● GIVEN TASK
Start with the line that contains "Give me the matplotlib source for this chart." and end with the line that contains "ax.set_axisbelow(True)"; retype those lines and the ones between them exactly, without any pictures.

Code that draws figures
• • • • • • •
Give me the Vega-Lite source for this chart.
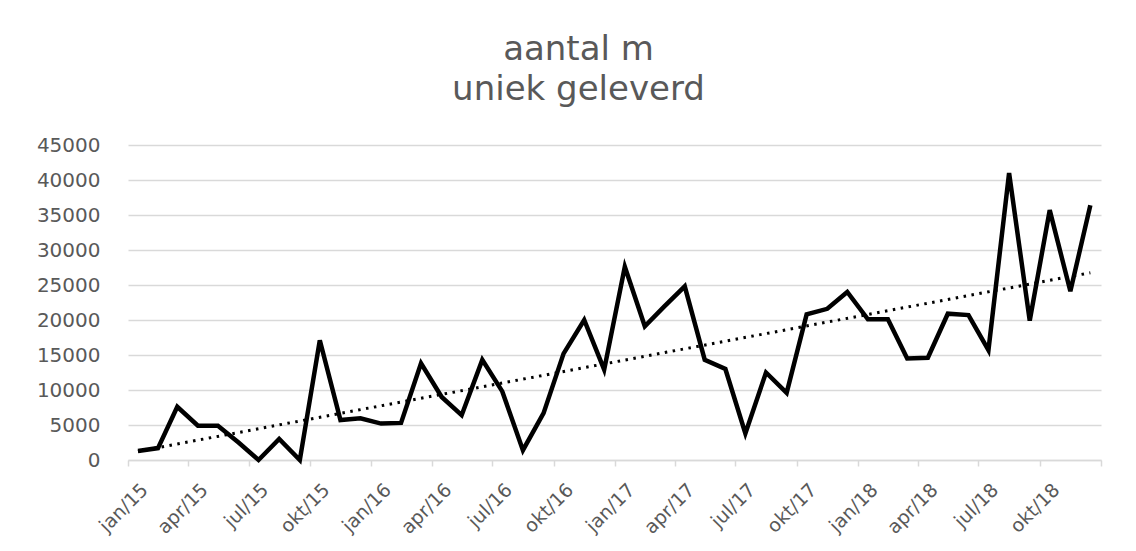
{
  "$schema": "https://vega.github.io/schema/vega-lite/v6.json",
  "width": 973,
  "height": 315,
  "autosize": {"type": "none"},
  "padding": {"left": 128, "top": 145, "right": 35, "bottom": 91},
  "background": "white",
  "title": {
    "text": ["aantal m", "uniek geleverd"],
    "font": "DejaVu Sans",
    "fontSize": 34,
    "fontWeight": "normal",
    "lineHeight": 40,
    "color": "#595959",
    "anchor": "middle",
    "dx": -36,
    "offset": 28
  },
  "data": {
    "values": [
      {"date": "2015-01-16", "value": 1300},
      {"date": "2015-02-15", "value": 1700},
      {"date": "2015-03-16", "value": 7600},
      {"date": "2015-04-16", "value": 4900},
      {"date": "2015-05-16", "value": 4900},
      {"date": "2015-06-16", "value": 2500},
      {"date": "2015-07-16", "value": 0},
      {"date": "2015-08-16", "value": 3000},
      {"date": "2015-09-16", "value": 0},
      {"date": "2015-10-16", "value": 17100},
      {"date": "2015-11-16", "value": 5700},
      {"date": "2015-12-16", "value": 5950},
      {"date": "2016-01-16", "value": 5200},
      {"date": "2016-02-15", "value": 5300},
      {"date": "2016-03-16", "value": 13800},
      {"date": "2016-04-16", "value": 9000},
      {"date": "2016-05-16", "value": 6400},
      {"date": "2016-06-16", "value": 14300},
      {"date": "2016-07-16", "value": 9800},
      {"date": "2016-08-16", "value": 1400},
      {"date": "2016-09-16", "value": 6700},
      {"date": "2016-10-16", "value": 15200},
      {"date": "2016-11-16", "value": 20000},
      {"date": "2016-12-16", "value": 12900},
      {"date": "2017-01-16", "value": 27600},
      {"date": "2017-02-15", "value": 19100},
      {"date": "2017-03-16", "value": 21900},
      {"date": "2017-04-16", "value": 24800},
      {"date": "2017-05-16", "value": 14300},
      {"date": "2017-06-16", "value": 13000},
      {"date": "2017-07-16", "value": 3800},
      {"date": "2017-08-16", "value": 12500},
      {"date": "2017-09-16", "value": 9600},
      {"date": "2017-10-16", "value": 20800},
      {"date": "2017-11-16", "value": 21600},
      {"date": "2017-12-16", "value": 24000},
      {"date": "2018-01-16", "value": 20100},
      {"date": "2018-02-15", "value": 20100},
      {"date": "2018-03-16", "value": 14500},
      {"date": "2018-04-16", "value": 14600},
      {"date": "2018-05-16", "value": 20900},
      {"date": "2018-06-16", "value": 20700},
      {"date": "2018-07-16", "value": 15700},
      {"date": "2018-08-16", "value": 41000},
      {"date": "2018-09-16", "value": 19900},
      {"date": "2018-10-16", "value": 35700},
      {"date": "2018-11-16", "value": 24100},
      {"date": "2018-12-16", "value": 36400}
    ],
    "format": {"parse": {"date": "date"}}
  },
  "encoding": {
    "x": {
      "field": "date",
      "type": "temporal",
      "scale": {
        "type": "utc",
        "domain": [
          {"year": 2015, "month": 1, "date": 1, "utc": true},
          {"year": 2019, "month": 1, "date": 1, "utc": true}
        ]
      },
      "axis": {
        "title": null,
        "tickCount": {"interval": "month", "step": 3},
        "grid": false,
        "domainColor": "#d9d9d9",
        "domainWidth": 1.5,
        "tickColor": "#d9d9d9",
        "tickWidth": 1.5,
        "tickSize": 6,
        "labelAngle": -45,
        "labelAlign": "right",
        "labelBaseline": "top",
        "labelFont": "DejaVu Sans",
        "labelFontSize": 19,
        "labelColor": "#595959",
        "labelPadding": 14,
        "labelOffset": 10,
        "labelOverlap": false,
        "labelFlush": false,
        "labelBound": false,
        "labelExpr": "utcyear(datum.value) >= 2019 ? '' : ['jan','feb','mrt','apr','mei','jun','jul','aug','sep','okt','nov','dec'][utcmonth(datum.value)] + '/' + utcFormat(datum.value, '%y')"
      }
    },
    "y": {
      "field": "value",
      "type": "quantitative",
      "scale": {"domain": [0, 45000], "nice": false},
      "axis": {
        "title": null,
        "values": [0, 5000, 10000, 15000, 20000, 25000, 30000, 35000, 40000, 45000],
        "format": "d",
        "domain": false,
        "ticks": false,
        "gridColor": "#d9d9d9",
        "gridWidth": 1.5,
        "labelFont": "DejaVu Sans",
        "labelFontSize": 20,
        "labelColor": "#595959",
        "labelPadding": 28
      }
    }
  },
  "layer": [
    {
      "mark": {"type": "line", "color": "black", "strokeWidth": 4.5, "strokeJoin": "miter", "clip": false}
    },
    {
      "transform": [{"regression": "value", "on": "date"}],
      "mark": {"type": "line", "color": "black", "strokeWidth": 3, "strokeDash": [2.5, 5.5]}
    }
  ],
  "config": {
    "view": {"stroke": null}
  }
}
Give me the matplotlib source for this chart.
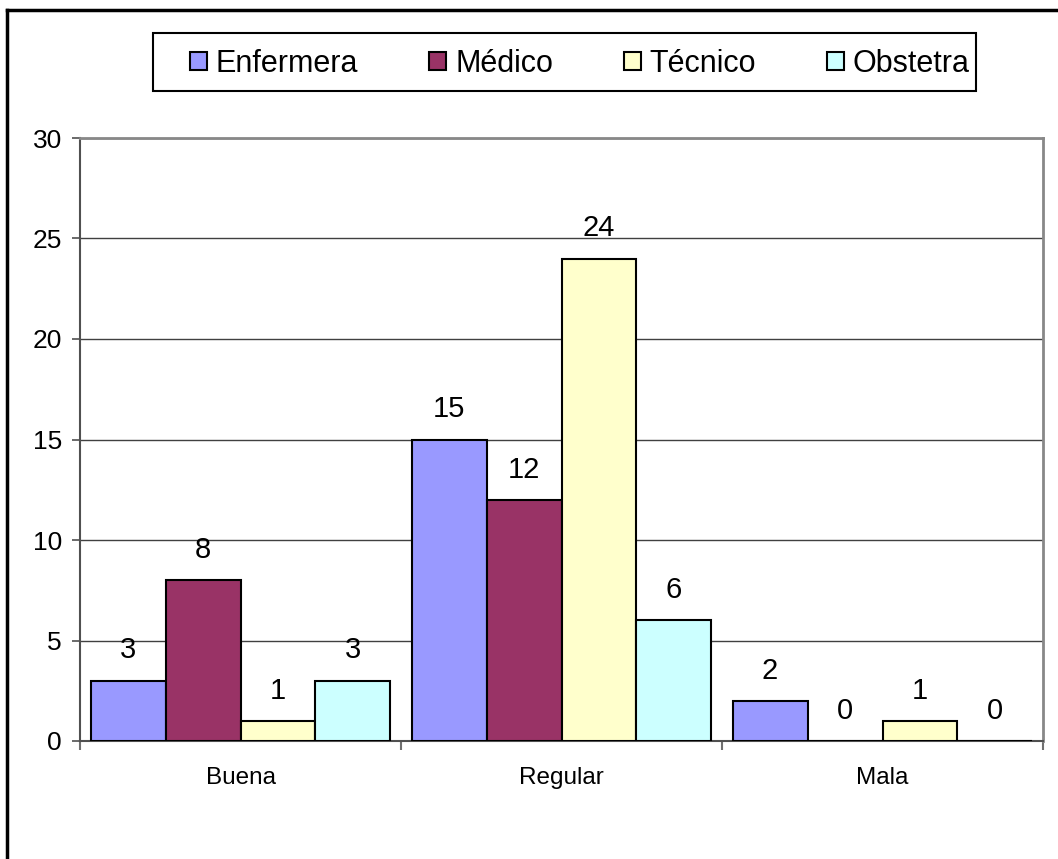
import numpy as np
import matplotlib.pyplot as plt
from matplotlib.patches import Patch, Rectangle
from matplotlib.lines import Line2D

plt.rcParams['font.family'] = ['Liberation Sans', 'DejaVu Sans']

categorias = ['Buena', 'Regular', 'Mala']
series = ['Enfermera', 'Médico', 'Técnico', 'Obstetra']
enfermera = [3, 15, 2]
medico = [8, 12, 0]
tecnico = [1, 24, 1]
obstetra = [3, 6, 0]
colores = ['#9999FF', '#993366', '#FFFFCC', '#CCFFFF']

valores = [enfermera, medico, tecnico, obstetra]

fig = plt.figure(figsize=(10.58, 8.59), dpi=100)
ax = fig.add_axes([80/1058, 1 - 741/859, (1043 - 80)/1058, (741 - 138)/859])

x = np.arange(len(categorias))
ancho = 0.2336
inicio = -2 * ancho

for j, (nombre, vals, col) in enumerate(zip(series, valores, colores)):
    pos = x + inicio + j * ancho
    ax.bar(pos, vals, width=ancho, align='edge', color=col,
           edgecolor='black', linewidth=1.5, label=nombre, zorder=3)
    for xb, v in zip(pos, vals):
        ax.annotate(str(v), (xb + ancho / 2, v), xytext=(0, 16),
                    textcoords='offset points', ha='center', va='baseline',
                    fontsize=21)

ax.set_xlim(-0.5, 2.5)
ax.set_ylim(0, 30)
ax.set_yticks(range(0, 31, 5))
ax.yaxis.grid(True, color='#404040', linewidth=1, zorder=0)
ax.set_axisbelow(True)

ax.set_xticks(x)
ax.set_xticklabels(categorias, fontsize=17.5)
ax.set_xticks([-0.5, 0.5, 1.5, 2.5], minor=True)
ax.tick_params(axis='x', which='major', length=0, pad=19)
ax.tick_params(axis='x', which='minor', length=6.5, width=1.5, color='#707070')
ax.tick_params(axis='y', length=6, width=1.2, color='#505050', pad=7,
               labelsize=19)

for lado in ['left', 'bottom']:
    ax.spines[lado].set_color('#505050')
    ax.spines[lado].set_linewidth(1.5)
for lado in ['top', 'right']:
    ax.spines[lado].set_color('#888888')
    ax.spines[lado].set_linewidth(2)

# caja de la leyenda y entradas en una sola fila
fig.add_artist(Rectangle((153/1058, 1 - 91/859), (976 - 153)/1058, 58/859,
                         facecolor='white', edgecolor='black', linewidth=1.5,
                         transform=fig.transFigure))
manejadores = [Patch(facecolor=c, edgecolor='black', linewidth=1.5) for c in colores]
leg = fig.legend(manejadores, series, loc='center', ncol=4,
                 bbox_to_anchor=(190/1058, 1 - 97/859, (970 - 190)/1058, 66/859),
                 mode='expand', fontsize=22, frameon=False,
                 handlelength=0.55, handleheight=0.55, handletextpad=0.3,
                 borderaxespad=0, borderpad=0)

# marco exterior (solo borde superior e izquierdo)
fig.add_artist(Line2D([7/1058, 1], [1 - 10/859, 1 - 10/859],
                      color='black', linewidth=2.5, transform=fig.transFigure))
fig.add_artist(Line2D([7/1058, 7/1058], [0, 1 - 10/859],
                      color='black', linewidth=2.5, transform=fig.transFigure))

fig.savefig('out.png', dpi=100)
• • • • • • •
● RESULT FOR THIS TASK
Give me the matplotlib source for this chart.
import numpy as np
import matplotlib.pyplot as plt
from matplotlib.patches import Patch, Rectangle
from matplotlib.lines import Line2D

plt.rcParams['font.family'] = ['Liberation Sans', 'DejaVu Sans']

categorias = ['Buena', 'Regular', 'Mala']
series = ['Enfermera', 'Médico', 'Técnico', 'Obstetra']
enfermera = [3, 15, 2]
medico = [8, 12, 0]
tecnico = [1, 24, 1]
obstetra = [3, 6, 0]
colores = ['#9999FF', '#993366', '#FFFFCC', '#CCFFFF']

valores = [enfermera, medico, tecnico, obstetra]

fig = plt.figure(figsize=(10.58, 8.59), dpi=100)
ax = fig.add_axes([80/1058, 1 - 741/859, (1043 - 80)/1058, (741 - 138)/859])

x = np.arange(len(categorias))
ancho = 0.2336
inicio = -2 * ancho

for j, (nombre, vals, col) in enumerate(zip(series, valores, colores)):
    pos = x + inicio + j * ancho
    ax.bar(pos, vals, width=ancho, align='edge', color=col,
           edgecolor='black', linewidth=1.5, label=nombre, zorder=3)
    for xb, v in zip(pos, vals):
        ax.annotate(str(v), (xb + ancho / 2, v), xytext=(0, 16),
                    textcoords='offset points', ha='center', va='baseline',
                    fontsize=21)

ax.set_xlim(-0.5, 2.5)
ax.set_ylim(0, 30)
ax.set_yticks(range(0, 31, 5))
ax.yaxis.grid(True, color='#404040', linewidth=1, zorder=0)
ax.set_axisbelow(True)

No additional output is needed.